3. Don’t wait to hear back about your pitches
This point isn’t about sending off the same pitch to different editors at the same time (although I do think that’s okay in the right circumstances) – but I can’t tell you the number of freelance writers who tell me they are waiting to hear back from an editor.
In their defence, perhaps they just mean that they have pitches out there that they haven’t heard back on, but my philosophy is send the pitch and forget it. Until, that is, you have to follow up.
I have an excel spreadsheet that I use for each month’s target income and I don’t stop pitching until I hit my target. That way, I’m never waiting to hear back from pitches.
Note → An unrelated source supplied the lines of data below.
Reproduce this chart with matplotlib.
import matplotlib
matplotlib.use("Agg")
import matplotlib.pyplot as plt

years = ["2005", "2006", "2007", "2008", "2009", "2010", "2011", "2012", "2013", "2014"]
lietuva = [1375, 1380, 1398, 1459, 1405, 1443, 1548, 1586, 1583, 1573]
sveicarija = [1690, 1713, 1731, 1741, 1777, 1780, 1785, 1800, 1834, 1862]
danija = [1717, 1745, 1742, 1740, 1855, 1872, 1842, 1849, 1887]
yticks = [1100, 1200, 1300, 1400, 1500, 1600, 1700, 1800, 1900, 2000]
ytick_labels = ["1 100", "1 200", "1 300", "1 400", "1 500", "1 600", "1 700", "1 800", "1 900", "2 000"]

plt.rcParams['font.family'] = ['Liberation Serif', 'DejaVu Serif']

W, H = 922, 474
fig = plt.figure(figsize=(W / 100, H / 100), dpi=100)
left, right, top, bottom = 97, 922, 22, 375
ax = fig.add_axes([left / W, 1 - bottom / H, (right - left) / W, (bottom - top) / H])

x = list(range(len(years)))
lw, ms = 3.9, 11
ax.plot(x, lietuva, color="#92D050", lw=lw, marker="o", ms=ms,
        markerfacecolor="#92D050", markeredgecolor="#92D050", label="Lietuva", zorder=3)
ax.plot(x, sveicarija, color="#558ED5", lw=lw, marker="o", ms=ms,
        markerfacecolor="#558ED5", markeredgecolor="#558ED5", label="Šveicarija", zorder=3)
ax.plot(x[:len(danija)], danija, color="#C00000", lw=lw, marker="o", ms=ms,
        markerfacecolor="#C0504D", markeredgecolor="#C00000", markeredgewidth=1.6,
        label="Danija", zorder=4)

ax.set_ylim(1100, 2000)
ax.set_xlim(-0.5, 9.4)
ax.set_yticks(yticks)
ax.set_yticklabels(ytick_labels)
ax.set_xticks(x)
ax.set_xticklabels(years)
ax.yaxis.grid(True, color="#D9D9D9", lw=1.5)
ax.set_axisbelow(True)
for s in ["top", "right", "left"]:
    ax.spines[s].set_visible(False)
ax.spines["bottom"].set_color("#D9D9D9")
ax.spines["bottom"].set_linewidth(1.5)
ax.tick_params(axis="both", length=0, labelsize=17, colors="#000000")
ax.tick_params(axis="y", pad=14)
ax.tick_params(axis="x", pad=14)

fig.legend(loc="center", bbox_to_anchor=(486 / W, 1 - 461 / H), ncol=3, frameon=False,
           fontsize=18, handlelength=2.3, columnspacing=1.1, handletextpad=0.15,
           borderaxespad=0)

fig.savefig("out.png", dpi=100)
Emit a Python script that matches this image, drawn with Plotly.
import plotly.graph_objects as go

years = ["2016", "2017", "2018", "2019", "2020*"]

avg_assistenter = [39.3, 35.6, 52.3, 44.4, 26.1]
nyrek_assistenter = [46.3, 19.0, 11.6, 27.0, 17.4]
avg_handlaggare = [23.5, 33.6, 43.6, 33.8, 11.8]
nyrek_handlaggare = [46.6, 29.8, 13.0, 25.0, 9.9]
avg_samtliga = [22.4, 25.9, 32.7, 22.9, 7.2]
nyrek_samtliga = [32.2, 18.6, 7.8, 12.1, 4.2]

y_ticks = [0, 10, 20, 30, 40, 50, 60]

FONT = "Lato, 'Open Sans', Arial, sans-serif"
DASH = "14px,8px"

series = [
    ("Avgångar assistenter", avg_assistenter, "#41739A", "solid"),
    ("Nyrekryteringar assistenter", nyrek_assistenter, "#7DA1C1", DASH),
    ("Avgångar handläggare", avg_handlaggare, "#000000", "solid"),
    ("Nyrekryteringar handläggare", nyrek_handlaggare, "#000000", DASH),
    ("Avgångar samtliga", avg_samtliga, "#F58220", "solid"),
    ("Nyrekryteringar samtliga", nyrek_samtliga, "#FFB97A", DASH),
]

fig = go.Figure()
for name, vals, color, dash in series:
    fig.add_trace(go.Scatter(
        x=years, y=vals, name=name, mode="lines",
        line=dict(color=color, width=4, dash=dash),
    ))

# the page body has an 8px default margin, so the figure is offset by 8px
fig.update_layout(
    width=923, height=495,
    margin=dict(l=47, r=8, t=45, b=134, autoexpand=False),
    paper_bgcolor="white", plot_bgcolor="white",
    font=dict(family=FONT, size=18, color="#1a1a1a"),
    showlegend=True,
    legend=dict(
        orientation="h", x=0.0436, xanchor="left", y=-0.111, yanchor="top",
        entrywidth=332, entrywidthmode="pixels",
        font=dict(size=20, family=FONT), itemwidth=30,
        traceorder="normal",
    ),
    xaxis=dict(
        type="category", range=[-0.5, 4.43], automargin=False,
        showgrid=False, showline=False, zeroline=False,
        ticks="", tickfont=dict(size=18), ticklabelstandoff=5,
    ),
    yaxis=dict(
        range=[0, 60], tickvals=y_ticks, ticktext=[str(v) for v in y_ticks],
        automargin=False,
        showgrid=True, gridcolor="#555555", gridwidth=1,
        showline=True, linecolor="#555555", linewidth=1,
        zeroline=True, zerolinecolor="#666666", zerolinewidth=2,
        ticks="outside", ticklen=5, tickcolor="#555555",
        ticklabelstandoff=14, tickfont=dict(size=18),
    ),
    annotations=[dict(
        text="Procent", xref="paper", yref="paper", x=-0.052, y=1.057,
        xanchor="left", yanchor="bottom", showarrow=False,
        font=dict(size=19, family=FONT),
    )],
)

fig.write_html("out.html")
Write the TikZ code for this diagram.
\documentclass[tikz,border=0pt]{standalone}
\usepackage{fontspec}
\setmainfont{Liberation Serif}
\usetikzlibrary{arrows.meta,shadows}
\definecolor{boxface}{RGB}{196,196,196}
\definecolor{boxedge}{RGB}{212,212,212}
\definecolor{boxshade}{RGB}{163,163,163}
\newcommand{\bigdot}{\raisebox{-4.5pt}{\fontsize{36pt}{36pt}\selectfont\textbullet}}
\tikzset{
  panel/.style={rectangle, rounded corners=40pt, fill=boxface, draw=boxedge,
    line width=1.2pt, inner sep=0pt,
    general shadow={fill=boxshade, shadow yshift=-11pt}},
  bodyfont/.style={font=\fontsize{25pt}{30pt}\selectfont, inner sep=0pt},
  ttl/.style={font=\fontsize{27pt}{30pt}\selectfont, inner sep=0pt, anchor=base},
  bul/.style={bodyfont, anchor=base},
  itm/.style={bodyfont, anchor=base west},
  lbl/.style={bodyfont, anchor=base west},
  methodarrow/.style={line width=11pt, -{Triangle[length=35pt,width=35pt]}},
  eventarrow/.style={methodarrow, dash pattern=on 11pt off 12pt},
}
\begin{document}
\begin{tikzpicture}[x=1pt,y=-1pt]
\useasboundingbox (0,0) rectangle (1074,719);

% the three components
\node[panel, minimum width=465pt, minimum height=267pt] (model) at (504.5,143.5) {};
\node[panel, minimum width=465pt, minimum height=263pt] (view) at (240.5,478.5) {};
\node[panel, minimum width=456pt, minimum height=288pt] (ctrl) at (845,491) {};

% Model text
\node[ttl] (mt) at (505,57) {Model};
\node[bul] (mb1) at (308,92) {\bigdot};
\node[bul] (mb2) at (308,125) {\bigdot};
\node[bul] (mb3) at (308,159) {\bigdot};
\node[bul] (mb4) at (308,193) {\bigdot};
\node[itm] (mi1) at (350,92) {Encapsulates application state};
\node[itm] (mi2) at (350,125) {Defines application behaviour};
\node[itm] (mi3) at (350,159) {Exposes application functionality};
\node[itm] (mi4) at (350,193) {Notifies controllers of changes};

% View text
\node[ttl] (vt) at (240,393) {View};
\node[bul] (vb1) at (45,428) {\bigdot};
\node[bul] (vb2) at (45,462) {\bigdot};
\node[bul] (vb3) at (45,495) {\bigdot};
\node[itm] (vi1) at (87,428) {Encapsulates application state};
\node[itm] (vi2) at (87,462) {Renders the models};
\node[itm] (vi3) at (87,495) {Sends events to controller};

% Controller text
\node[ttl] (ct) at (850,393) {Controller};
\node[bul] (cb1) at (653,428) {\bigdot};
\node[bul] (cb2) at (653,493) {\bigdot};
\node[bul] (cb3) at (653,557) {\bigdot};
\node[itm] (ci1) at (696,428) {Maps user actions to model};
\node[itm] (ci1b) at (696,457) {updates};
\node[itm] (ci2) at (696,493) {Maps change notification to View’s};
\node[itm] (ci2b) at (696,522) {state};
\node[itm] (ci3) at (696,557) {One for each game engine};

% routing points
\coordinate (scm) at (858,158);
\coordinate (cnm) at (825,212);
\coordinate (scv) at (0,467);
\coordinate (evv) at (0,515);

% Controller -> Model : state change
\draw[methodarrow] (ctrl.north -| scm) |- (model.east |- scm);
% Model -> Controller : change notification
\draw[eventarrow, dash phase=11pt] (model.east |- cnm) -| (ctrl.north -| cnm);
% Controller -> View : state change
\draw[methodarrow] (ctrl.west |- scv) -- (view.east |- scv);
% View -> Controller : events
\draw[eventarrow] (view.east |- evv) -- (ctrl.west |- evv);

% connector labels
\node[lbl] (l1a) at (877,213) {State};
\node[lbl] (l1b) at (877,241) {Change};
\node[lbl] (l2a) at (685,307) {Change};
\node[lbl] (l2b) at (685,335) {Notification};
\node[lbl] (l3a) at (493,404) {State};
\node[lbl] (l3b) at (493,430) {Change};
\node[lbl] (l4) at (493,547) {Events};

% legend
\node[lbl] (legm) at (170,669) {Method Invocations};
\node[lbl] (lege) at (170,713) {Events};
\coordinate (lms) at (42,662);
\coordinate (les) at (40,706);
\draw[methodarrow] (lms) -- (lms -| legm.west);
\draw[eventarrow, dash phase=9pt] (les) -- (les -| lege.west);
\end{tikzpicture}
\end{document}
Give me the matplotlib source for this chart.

4. It hurts to get rejections or be met with silence
I have a very thin skin and believe me, I know how bruising it can be to get a “no thanks” (or not even get a “no thanks”) from editors. But this is part and parcel of being a freelance writer.
A few years ago I interviewed the wonderful poet David Whyte for DumboFeather magazine. He spoke to me about how traditional craftspeople work – they spend a third of their time preparing, a third of their time working and a third of their time cleaning up.
So the actual doing part is just one portion of our lives, and it’s the harvest part. But it takes a lot to lay the groundwork properly and do good work.
David spoke about the importance of humiliation – that we can’t avoid humiliation or being rejected.
“Humiliation has that beautiful root of humilis, meaning ground or soil,” he told me. “So both the ground that you come to and the soil from which the new harvest is grown. Every path you try to take in life, whether it’s the path of relationship; intimate relationship or the relationship of a mother or father to a child, or in marriage, or the relationship to your work and vocation, or the relationship to yourself, you will have your heart broken on each of those paths. There’s no path that any human being can take without having their heart broken.
“We spend enormous amounts of willpower trying to find a contour to follow where we won’t have that imaginative organ broken apart.
“So the only question seems to be, will you have your heart broken with something you care about?”
So yes, we may get our ideas and pitches rejected, but if you are wholeheartedly pursuing this life of freelance writing then I tend to think rejection and silence is all part of it. And in fact, it’s probably where the growth is.
How do you manage rejection or silence from editors? Have you adapted to it as you’ve moved through your freelance career?